浪花の理論物理学者が負けた商魂

kotota

2021年06月23日 18:46





 コロナ禍で外出を控えるようになった人々の、家で快適に過ごす消費行動が「巣ごもり需要」と呼ばれている。ゲームや音楽事業、宅配関連が伸びている。「巣ごもり家電」では、たこ焼き器が前年比で40%近く伸びているとの統計もある。

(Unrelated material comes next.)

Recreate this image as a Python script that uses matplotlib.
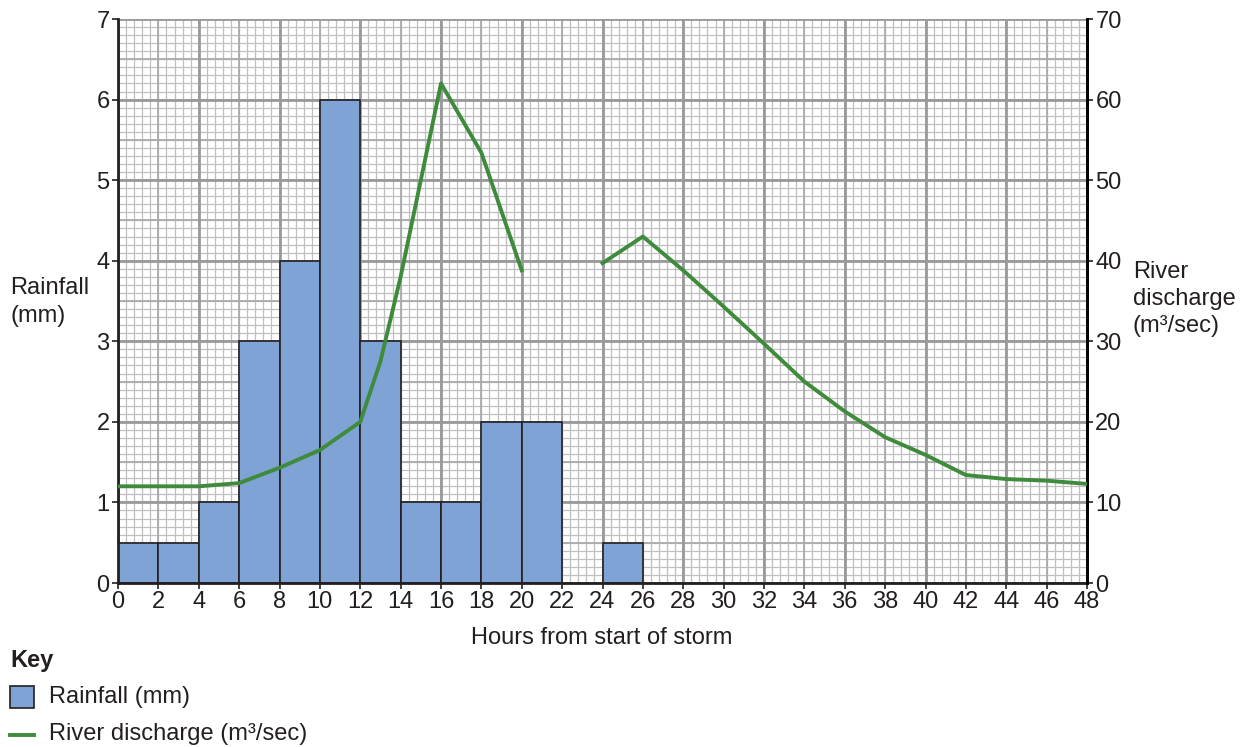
import numpy as np
import matplotlib
matplotlib.use("Agg")
import matplotlib.pyplot as plt
from matplotlib.patches import Rectangle
from matplotlib.lines import Line2D

plt.rcParams["font.family"] = ["Liberation Sans", "DejaVu Sans"]
TXT = "#231f20"
FS = 17

# --- datos ---
bar_start = [0, 2, 4, 6, 8, 10, 12, 14, 16, 18, 20, 24]
rainfall = [0.5, 0.5, 1, 3, 4, 6, 3, 1, 1, 2, 2, 0.5]
hours = [0, 4, 6, 8, 10, 12, 13, 14, 16, 18, 20, 22, 24, 26, 28, 30, 32, 34, 36, 38, 40, 42, 44, 46, 48]
discharge = [12, 12, 12.4, 14.3, 16.5, 20, 27.5, 38, 62, 53.4, 38.8, np.nan, 39.7, 43, 38.8, 34.3, 29.7,
             25, 21.3, 18.1, 15.9, 13.4, 12.9, 12.7, 12.3]
x_ticks = list(range(0, 49, 2))
rain_ticks = list(range(0, 8))
dis_ticks = list(range(0, 71, 10))

W, H = 1249, 747
fig = plt.figure(figsize=(W / 100, H / 100), dpi=100)
L, R, T, B = 118, 1087, 19, 583
ax = fig.add_axes([L / W, 1 - B / H, (R - L) / W, (B - T) / H])
ax.set_xlim(0, 48); ax.set_ylim(0, 7)

# papel milimetrado
for x in np.arange(0, 48.01, 0.4):
    ax.axvline(x, color="#bfbfc1", lw=0.9, zorder=0)
for y in np.arange(0, 7.01, 0.1):
    ax.axhline(y, color="#bfbfc1", lw=0.9, zorder=0)
for x in range(0, 49, 2):
    ax.axvline(x, color="#aaaaac", lw=1.3, zorder=0)
for y in np.arange(0, 7.01, 0.5):
    ax.axhline(y, color="#aaaaac", lw=1.3, zorder=0)
for x in range(0, 49, 4):
    ax.axvline(x, color="#9a9a9d", lw=2.0, zorder=0)
for y in range(0, 8):
    ax.axhline(y, color="#9a9a9d", lw=2.0, zorder=0)

ax.bar(bar_start, rainfall, width=2, align="edge", color="#7fa3d5", edgecolor="#231f20", lw=1.2, zorder=2)

ax.spines["top"].set_visible(False)
for s in ["left", "right", "bottom"]:
    ax.spines[s].set_linewidth(2.0)
    ax.spines[s].set_color("#231f20")
    ax.spines[s].set_zorder(5)
ax.set_xticks(x_ticks)
ax.set_yticks(rain_ticks)
ax.tick_params(direction="out", length=4, width=1.2, labelsize=FS, colors=TXT, pad=2)

ax2 = ax.twinx()
ax2.set_ylim(0, 70)
ax2.plot(hours, discharge, color="#3e8b3c", lw=2.8, zorder=3)
ax2.set_yticks(dis_ticks)
ax2.tick_params(direction="out", length=4, width=1.2, labelsize=FS, colors=TXT, pad=2)
for s in ["top", "left", "bottom"]:
    ax2.spines[s].set_visible(False)
ax2.spines["right"].set_linewidth(2.0)

fig.text(602 / W, 1 - 638 / H, "Hours from start of storm", ha="center", va="center", fontsize=FS, color=TXT)
fig.text(10 / W, 1 - 302 / H, "Rainfall\n(mm)", ha="left", va="center", fontsize=FS, color=TXT, linespacing=1.4)
fig.text(1133 / W, 1 - 299 / H, "River\ndischarge\n(m³/sec)", ha="left", va="center", fontsize=FS,
         color=TXT, linespacing=1.3)

# leyenda
fig.text(10 / W, 1 - 660 / H, "Key", ha="left", va="center", fontsize=FS, fontweight="bold", color=TXT)
fig.patches.append(Rectangle((10 / W, 1 - 708 / H), 24 / W, 22 / H, transform=fig.transFigure,
                             facecolor="#7fa3d5", edgecolor="#231f20", lw=1.2))
fig.text(49 / W, 1 - 697 / H, "Rainfall (mm)", ha="left", va="center", fontsize=FS, color=TXT)
fig.lines.append(Line2D([10 / W, 34 / W], [1 - 735 / H, 1 - 735 / H], transform=fig.transFigure,
                        color="#3e8b3c", lw=2.8))
fig.text(49 / W, 1 - 734 / H, "River discharge (m³/sec)", ha="left", va="center", fontsize=FS, color=TXT)

fig.savefig("out.png", dpi=100)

 ところで、たこ焼きのサイズは、なぜ半径2㌢前後なのだろう。浪花のアインシュタインと呼ばれる橋本幸士・京都大学大学院教授が、著書「物理学者のすごい思考法」で、この「謎」に挑戦している。「ブラックホールの中心はどうなっているのか?」と「たこ焼きの半径にはなぜ上限があるのか?」みたいな話は、まったく同じことと「日常のなかの物理」を日頃から考えている全身物理学者。

 たこ焼きの半径に2㌢の上限があることと、カブト虫の体部分に上限があることに共通点を見出す。カブト虫は、外骨格という硬い殻で表面を覆い全体重を支える。大きなものでも、体の天地は半径2㌢ほどしかない。巨大なカブト虫は、長い歴史を経て体を扁平(へんぺい)にすることで、天地の距離を最小にしたまま、壊れにくい体を作り上げた。たこ焼きは、表面は固めでひと噛(か)みするとトロッとした中身が口に広がる。この本質を残したまま大きくするには、円盤のような形にするしかないという「解」に達した。

 しかし近頃、半径5㌢のたこ焼きが焼けるジャンボとかギガたこ焼き器が売られている。超ひも理論、素粒子論の世界的最先端を研究する天才は、カブト虫の発達史より商魂の執念が上回ることを仮説に繰り込まなかった。教授が本書で言う通り、世の中の問題への「解」は多種多様だ。